* [What you need to do] Write out each line exactly as it stands, please.

* [Recorded information]
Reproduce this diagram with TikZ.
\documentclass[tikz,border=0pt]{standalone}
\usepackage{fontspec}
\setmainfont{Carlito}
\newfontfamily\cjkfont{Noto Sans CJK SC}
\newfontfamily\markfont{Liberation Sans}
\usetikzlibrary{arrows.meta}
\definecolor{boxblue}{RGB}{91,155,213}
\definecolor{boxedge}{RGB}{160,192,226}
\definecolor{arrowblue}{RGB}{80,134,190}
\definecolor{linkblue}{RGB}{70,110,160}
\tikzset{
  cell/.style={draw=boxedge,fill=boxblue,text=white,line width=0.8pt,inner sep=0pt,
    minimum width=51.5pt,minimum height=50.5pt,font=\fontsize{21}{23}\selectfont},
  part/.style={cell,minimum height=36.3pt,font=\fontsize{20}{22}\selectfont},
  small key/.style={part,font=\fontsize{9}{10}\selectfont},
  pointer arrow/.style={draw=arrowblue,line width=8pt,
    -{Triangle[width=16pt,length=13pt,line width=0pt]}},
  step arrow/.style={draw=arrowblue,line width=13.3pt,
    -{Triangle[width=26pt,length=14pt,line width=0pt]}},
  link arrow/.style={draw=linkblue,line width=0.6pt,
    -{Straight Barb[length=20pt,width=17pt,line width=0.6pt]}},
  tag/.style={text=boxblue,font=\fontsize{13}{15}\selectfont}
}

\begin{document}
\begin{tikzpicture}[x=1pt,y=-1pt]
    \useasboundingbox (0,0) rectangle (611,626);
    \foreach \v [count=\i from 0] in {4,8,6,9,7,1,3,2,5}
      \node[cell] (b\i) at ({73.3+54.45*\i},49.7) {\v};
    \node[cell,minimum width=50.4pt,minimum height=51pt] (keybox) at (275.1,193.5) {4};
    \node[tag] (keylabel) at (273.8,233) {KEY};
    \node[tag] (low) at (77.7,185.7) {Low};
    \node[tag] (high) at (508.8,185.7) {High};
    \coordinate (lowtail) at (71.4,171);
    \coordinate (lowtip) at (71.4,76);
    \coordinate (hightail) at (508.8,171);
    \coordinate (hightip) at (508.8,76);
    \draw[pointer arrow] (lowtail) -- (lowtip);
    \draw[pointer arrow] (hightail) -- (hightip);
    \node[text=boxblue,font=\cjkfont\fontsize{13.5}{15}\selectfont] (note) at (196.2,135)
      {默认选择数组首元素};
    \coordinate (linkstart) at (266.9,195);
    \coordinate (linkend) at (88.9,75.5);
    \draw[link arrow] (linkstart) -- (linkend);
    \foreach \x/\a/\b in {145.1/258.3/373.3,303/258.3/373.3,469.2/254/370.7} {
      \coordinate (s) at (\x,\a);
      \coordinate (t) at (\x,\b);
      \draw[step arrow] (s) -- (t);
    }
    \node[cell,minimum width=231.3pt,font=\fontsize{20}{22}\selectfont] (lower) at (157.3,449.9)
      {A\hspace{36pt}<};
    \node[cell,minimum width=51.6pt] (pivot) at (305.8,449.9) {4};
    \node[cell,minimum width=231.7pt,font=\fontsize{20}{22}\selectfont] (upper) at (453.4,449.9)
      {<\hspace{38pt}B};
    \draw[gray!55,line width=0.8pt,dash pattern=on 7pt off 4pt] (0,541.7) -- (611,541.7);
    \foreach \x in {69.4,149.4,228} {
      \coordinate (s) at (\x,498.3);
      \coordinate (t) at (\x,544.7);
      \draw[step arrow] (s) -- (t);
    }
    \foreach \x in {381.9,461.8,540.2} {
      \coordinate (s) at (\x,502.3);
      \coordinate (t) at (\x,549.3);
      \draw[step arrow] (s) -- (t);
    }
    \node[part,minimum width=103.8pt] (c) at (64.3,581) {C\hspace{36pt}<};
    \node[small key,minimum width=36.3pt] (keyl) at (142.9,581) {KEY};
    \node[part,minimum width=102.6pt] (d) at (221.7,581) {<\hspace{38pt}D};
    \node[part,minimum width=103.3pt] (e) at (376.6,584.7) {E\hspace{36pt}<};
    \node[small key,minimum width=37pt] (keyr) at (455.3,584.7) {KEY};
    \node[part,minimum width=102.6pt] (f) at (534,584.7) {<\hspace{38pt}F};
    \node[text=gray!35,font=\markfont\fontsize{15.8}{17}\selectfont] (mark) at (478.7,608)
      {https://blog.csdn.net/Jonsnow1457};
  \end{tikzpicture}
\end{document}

* [Right answer]
Reproduce this diagram with TikZ.
\documentclass[tikz,border=0pt]{standalone}
\usepackage{fontspec}
\setmainfont{Carlito}
\newfontfamily\cjkfont{Noto Sans CJK SC}
\newfontfamily\markfont{Liberation Sans}
\usetikzlibrary{arrows.meta}
\definecolor{boxblue}{RGB}{91,155,213}
\definecolor{boxedge}{RGB}{160,192,226}
\definecolor{arrowblue}{RGB}{80,134,190}
\definecolor{linkblue}{RGB}{70,110,160}
\tikzset{
  cell/.style={draw=boxedge,fill=boxblue,text=white,line width=0.8pt,inner sep=0pt,
    minimum width=51.5pt,minimum height=50.5pt,font=\fontsize{21}{23}\selectfont},
  part/.style={cell,minimum height=36.3pt,font=\fontsize{20}{22}\selectfont},
  small key/.style={part,font=\fontsize{9}{10}\selectfont},
  pointer arrow/.style={draw=arrowblue,line width=8pt,
    -{Triangle[width=16pt,length=13pt,line width=0pt]}},
  step arrow/.style={draw=arrowblue,line width=13.3pt,
    -{Triangle[width=26pt,length=14pt,line width=0pt]}},
  link arrow/.style={draw=linkblue,line width=0.6pt,
    -{Straight Barb[length=20pt,width=17pt,line width=0.6pt]}},
  tag/.style={text=boxblue,font=\fontsize{13}{15}\selectfont}
}

\begin{document}
\begin{tikzpicture}[x=1pt,y=-1pt]
    \useasboundingbox (0,0) rectangle (611,626);
    \foreach \v [count=\i from 0] in {4,8,6,9,7,1,3,2,5}
      \node[cell] (b\i) at ({73.3+54.45*\i},49.7) {\v};
    \node[cell,minimum width=50.4pt,minimum height=51pt] (keybox) at (275.1,193.5) {4};
    \node[tag] (keylabel) at (273.8,233) {KEY};
    \node[tag] (low) at (77.7,185.7) {Low};
    \node[tag] (high) at (508.8,185.7) {High};
    \coordinate (lowtail) at (71.4,171);
    \coordinate (lowtip) at (71.4,76);
    \coordinate (hightail) at (508.8,171);
    \coordinate (hightip) at (508.8,76);
    \draw[pointer arrow] (lowtail) -- (lowtip);
    \draw[pointer arrow] (hightail) -- (hightip);
    \node[text=boxblue,font=\cjkfont\fontsize{13.5}{15}\selectfont] (note) at (196.2,135)
      {默认选择数组首元素};
    \coordinate (linkstart) at (266.9,195);
    \coordinate (linkend) at (88.9,75.5);
    \draw[link arrow] (linkstart) -- (linkend);
    \foreach \x/\a/\b in {145.1/258.3/373.3,303/258.3/373.3,469.2/254/370.7} {
      \coordinate (s) at (\x,\a);
      \coordinate (t) at (\x,\b);
      \draw[step arrow] (s) -- (t);
    }
    \node[cell,minimum width=231.3pt,font=\fontsize{20}{22}\selectfont] (lower) at (157.3,449.9)
      {A\hspace{36pt}<};
    \node[cell,minimum width=51.6pt] (pivot) at (305.8,449.9) {4};
    \node[cell,minimum width=231.7pt,font=\fontsize{20}{22}\selectfont] (upper) at (453.4,449.9)
      {<\hspace{38pt}B};
    \draw[gray!55,line width=0.8pt,dash pattern=on 7pt off 4pt] (0,541.7) -- (611,541.7);
    \foreach \x in {69.4,149.4,228} {
      \coordinate (s) at (\x,498.3);
      \coordinate (t) at (\x,544.7);
      \draw[step arrow] (s) -- (t);
    }
    \foreach \x in {381.9,461.8,540.2} {
      \coordinate (s) at (\x,502.3);
      \coordinate (t) at (\x,549.3);
      \draw[step arrow] (s) -- (t);
    }
    \node[part,minimum width=103.8pt] (c) at (64.3,581) {C\hspace{36pt}<};
    \node[small key,minimum width=36.3pt] (keyl) at (142.9,581) {KEY};
    \node[part,minimum width=102.6pt] (d) at (221.7,581) {<\hspace{38pt}D};
    \node[part,minimum width=103.3pt] (e) at (376.6,584.7) {E\hspace{36pt}<};
    \node[small key,minimum width=37pt] (keyr) at (455.3,584.7) {KEY};
    \node[part,minimum width=102.6pt] (f) at (534,584.7) {<\hspace{38pt}F};
    \node[text=gray!35,font=\markfont\fontsize{15.8}{17}\selectfont] (mark) at (478.7,608)
      {https://blog.csdn.net/Jonsnow1457};
  \end{tikzpicture}
\end{document}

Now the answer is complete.